■ **Task details**: Take the lines from the head of the listing through the one bearing "from matplotlib.ticker import" and copy them exactly, leaving every picture out.

■ **Data provided**:

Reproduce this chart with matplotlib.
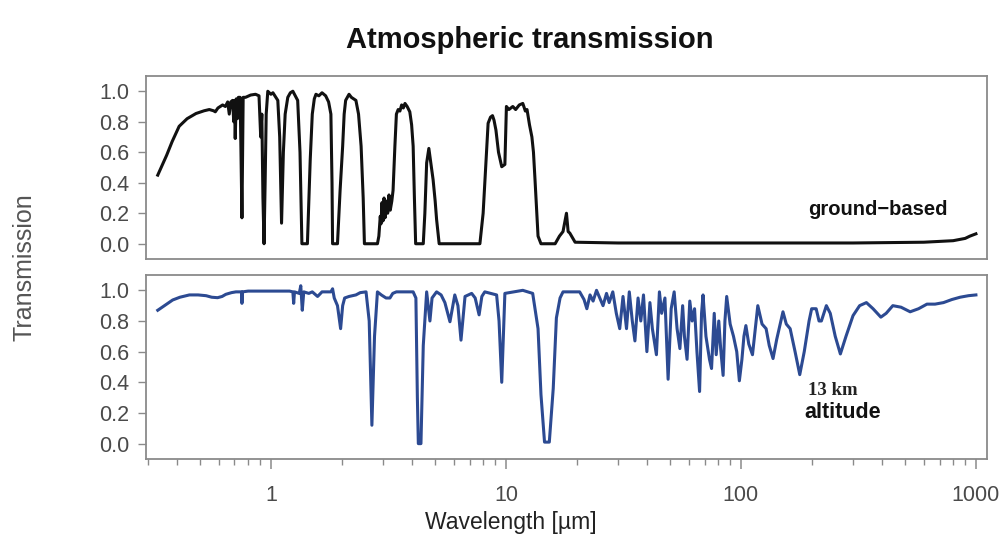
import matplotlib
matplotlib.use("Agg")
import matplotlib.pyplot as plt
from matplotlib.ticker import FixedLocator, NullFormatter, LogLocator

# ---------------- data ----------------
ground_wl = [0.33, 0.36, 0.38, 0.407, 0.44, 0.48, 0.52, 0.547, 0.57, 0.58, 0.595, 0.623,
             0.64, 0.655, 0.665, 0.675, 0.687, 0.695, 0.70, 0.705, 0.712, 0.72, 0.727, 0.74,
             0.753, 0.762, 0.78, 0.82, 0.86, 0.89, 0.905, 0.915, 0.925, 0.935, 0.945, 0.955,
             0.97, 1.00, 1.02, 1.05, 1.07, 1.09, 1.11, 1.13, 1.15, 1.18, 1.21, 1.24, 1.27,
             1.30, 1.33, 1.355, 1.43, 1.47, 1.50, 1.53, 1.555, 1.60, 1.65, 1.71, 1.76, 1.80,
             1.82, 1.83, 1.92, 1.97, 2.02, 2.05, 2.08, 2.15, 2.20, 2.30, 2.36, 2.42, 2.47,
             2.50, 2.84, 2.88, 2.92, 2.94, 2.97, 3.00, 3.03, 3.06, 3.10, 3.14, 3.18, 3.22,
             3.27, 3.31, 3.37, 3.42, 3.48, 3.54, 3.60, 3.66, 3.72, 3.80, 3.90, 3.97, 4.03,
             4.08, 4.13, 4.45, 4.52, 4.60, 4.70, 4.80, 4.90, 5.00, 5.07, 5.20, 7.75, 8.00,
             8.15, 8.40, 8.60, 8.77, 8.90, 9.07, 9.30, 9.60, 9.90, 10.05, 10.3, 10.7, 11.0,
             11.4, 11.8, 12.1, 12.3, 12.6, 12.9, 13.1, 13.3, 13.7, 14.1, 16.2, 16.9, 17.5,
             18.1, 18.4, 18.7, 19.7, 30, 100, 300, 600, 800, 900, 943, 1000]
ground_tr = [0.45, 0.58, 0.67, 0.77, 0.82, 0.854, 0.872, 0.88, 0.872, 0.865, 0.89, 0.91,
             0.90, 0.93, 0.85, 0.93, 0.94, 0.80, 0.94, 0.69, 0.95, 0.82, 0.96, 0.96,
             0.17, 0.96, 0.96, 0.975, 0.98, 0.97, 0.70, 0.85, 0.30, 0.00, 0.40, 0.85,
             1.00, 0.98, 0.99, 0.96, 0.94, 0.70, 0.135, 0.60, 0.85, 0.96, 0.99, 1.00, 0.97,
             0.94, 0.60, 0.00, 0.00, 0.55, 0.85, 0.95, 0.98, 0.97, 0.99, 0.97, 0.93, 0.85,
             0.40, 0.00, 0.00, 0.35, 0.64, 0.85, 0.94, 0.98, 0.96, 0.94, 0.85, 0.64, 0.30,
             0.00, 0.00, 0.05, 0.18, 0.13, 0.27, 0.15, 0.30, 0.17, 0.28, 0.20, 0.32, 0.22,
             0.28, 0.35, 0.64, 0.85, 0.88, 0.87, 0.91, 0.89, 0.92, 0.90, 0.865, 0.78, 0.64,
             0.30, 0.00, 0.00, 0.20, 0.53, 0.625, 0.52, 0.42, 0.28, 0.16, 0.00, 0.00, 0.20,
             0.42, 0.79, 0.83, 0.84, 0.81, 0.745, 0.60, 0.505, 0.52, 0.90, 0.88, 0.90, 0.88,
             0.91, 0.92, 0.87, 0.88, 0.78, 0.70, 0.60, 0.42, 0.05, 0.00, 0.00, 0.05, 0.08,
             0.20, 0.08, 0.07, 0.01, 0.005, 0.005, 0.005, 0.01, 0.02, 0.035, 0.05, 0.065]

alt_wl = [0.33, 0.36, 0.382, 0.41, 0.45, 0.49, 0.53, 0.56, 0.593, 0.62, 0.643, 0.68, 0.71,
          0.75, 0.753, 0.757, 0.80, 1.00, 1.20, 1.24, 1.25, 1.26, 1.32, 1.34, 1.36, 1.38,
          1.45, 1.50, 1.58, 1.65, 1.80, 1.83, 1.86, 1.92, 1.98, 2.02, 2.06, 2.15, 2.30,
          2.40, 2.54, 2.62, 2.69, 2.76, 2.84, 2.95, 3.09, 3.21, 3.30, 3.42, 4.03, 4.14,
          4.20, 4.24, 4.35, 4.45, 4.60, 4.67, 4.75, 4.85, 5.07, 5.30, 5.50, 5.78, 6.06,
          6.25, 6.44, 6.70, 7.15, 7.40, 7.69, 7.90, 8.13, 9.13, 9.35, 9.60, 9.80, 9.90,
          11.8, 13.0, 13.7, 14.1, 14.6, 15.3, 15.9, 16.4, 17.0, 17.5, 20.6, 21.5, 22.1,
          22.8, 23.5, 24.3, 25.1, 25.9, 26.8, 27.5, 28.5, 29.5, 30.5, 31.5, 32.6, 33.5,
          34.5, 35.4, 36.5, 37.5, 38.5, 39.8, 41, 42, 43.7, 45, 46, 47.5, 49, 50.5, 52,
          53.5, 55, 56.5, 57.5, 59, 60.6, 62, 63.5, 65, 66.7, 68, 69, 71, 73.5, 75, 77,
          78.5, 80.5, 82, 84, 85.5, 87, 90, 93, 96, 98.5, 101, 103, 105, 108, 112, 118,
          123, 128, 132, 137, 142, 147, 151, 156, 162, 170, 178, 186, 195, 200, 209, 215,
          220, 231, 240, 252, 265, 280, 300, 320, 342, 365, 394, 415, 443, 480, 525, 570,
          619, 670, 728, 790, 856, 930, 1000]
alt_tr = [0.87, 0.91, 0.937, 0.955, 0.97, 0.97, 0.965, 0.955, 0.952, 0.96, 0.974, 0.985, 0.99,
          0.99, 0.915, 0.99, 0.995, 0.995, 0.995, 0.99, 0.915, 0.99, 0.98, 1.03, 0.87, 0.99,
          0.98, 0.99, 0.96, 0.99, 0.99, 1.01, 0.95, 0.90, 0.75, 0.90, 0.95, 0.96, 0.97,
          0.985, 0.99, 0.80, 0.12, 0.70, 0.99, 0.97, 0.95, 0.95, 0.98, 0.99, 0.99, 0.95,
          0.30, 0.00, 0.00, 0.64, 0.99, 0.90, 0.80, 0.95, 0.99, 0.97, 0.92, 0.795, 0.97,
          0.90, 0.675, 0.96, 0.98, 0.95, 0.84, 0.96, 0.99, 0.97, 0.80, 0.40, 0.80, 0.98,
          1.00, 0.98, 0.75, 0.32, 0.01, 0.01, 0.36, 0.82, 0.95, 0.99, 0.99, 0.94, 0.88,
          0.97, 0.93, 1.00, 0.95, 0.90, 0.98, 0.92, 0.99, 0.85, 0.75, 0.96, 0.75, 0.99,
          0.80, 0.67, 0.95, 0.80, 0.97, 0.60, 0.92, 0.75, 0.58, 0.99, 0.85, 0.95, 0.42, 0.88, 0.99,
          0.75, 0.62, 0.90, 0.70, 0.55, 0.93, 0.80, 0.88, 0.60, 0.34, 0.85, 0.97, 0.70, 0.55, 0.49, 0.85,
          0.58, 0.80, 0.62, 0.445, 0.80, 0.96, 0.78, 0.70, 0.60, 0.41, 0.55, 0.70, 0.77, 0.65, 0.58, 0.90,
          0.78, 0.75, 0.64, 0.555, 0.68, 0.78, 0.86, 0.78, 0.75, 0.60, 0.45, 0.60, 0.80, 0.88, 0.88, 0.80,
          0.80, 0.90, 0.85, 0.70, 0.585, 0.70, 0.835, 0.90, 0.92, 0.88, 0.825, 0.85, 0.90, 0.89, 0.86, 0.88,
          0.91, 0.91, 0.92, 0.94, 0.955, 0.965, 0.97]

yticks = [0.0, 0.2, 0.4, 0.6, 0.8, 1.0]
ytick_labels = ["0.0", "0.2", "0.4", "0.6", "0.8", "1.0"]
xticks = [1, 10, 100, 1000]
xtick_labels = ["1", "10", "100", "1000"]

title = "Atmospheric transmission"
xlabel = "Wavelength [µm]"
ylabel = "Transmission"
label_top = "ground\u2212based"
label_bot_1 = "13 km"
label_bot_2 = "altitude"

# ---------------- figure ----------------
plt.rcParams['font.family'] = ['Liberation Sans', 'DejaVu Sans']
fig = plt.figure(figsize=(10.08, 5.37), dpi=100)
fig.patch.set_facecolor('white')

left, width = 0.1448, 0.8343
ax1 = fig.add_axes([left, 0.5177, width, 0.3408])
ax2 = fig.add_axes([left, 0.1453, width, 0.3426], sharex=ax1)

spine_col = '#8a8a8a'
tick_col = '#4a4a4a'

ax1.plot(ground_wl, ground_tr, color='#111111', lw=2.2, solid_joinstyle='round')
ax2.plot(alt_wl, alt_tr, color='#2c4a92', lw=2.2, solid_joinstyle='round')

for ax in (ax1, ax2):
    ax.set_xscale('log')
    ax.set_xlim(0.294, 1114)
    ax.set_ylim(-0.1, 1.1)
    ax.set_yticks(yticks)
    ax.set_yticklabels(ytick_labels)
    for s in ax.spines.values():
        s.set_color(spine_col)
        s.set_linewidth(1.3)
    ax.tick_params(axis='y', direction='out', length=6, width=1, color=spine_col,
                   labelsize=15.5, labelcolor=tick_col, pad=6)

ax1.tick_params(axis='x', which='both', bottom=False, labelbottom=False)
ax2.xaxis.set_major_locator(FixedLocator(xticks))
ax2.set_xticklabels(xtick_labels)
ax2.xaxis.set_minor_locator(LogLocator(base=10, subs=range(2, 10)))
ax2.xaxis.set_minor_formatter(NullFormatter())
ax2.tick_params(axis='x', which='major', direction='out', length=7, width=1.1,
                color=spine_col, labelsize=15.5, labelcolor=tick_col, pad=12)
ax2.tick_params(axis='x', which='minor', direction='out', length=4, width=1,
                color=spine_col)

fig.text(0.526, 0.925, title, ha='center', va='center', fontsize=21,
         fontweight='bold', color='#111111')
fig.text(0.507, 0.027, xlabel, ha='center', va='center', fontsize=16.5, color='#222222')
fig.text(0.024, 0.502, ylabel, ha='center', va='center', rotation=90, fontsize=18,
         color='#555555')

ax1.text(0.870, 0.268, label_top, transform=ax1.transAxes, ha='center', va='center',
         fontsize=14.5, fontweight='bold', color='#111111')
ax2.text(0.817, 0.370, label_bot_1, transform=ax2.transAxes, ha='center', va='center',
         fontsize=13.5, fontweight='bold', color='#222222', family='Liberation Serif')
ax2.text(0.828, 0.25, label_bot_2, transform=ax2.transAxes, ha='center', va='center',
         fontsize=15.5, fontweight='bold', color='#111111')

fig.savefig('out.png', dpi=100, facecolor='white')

■ **The solution**:
Reproduce this chart with matplotlib.
import matplotlib
matplotlib.use("Agg")
import matplotlib.pyplot as plt
from matplotlib.ticker import FixedLocator, NullFormatter, LogLocator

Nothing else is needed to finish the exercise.